Deus disse a Moisés que "sempre haveria ricos e pobres". Sendo crentes ou descrentes, todos temos de concordar que, pelo menos neste ponto, foi omnisciente. Os mercados sempre foram fazedores de ricos e pobres, de endividados e credores.
Historicamente os 'progroms' contra judeus ou os presentes envenenados florentinos foram resolvendo certas crises. Digamos que o bailout (que em português se pode dizer injeção de liquidez) era realizado através de meios bastante mais duros.

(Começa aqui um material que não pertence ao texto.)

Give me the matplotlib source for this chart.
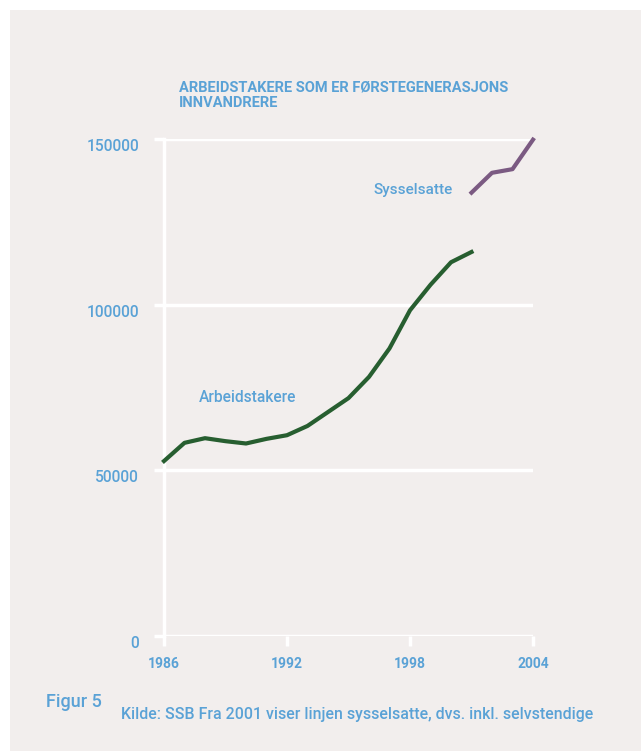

Porém, o preocupante não é a conversa dos mercados revelar ignorância sobre o que eles são ou representam, ou significar uma desculpa para quem teve nas mãos a condução da situação (e refiro-me não só a governos, como a empresas e mesmo a pessoas que não acautelaram as situações financeiras do país, das companhias e das suas próprias casas). O que é verdadeiramente preocupante é que, mutatis mutandis, esta intolerância, esta ideia de culpar alguém não é substancialmente diferente da que, em séculos anteriores, conduziu judeus à fogueira, banqueiros à morte e diversos inocentes às coisas mais bárbaras, apenas porque a crise económica gera movimentos de irracionalidade em cadeia. O que tem de mais inquietante este movimento contra os mercados é haver tanta gente que parece não ter ainda verificado que todas as tentativas de controlar a natural dissonância e confusão dos mercados acabaram em tiranias.
Quer isto dizer que não há nada a fazer? Claro que há. Uma é muito barata, embora difícil: exigir das pessoas, de todas elas, a responsabilidade a que corresponde a cidadania. Depois, é necessário que o Estado cumpra a sua parte do contrato - através das leis e, sobretudo, do sistema de Justiça, defender o bem comum contra interesses individuais ilegítimos - sublinho a palavra ilegítimos. Isto passa por ter uma ação reguladora no sentido de dar oportunidades iguais a todos e não isentar de impostos uns que escolhe, dar incentivos a outros de que gosta, subsídios a terceiros que votam no Governo e descontos a poderosos que os podem prejudicar politicamente.
É certo que há muitas injustiças quando o mercado funciona, mas há muitíssimas mais quando não o deixam funcionar.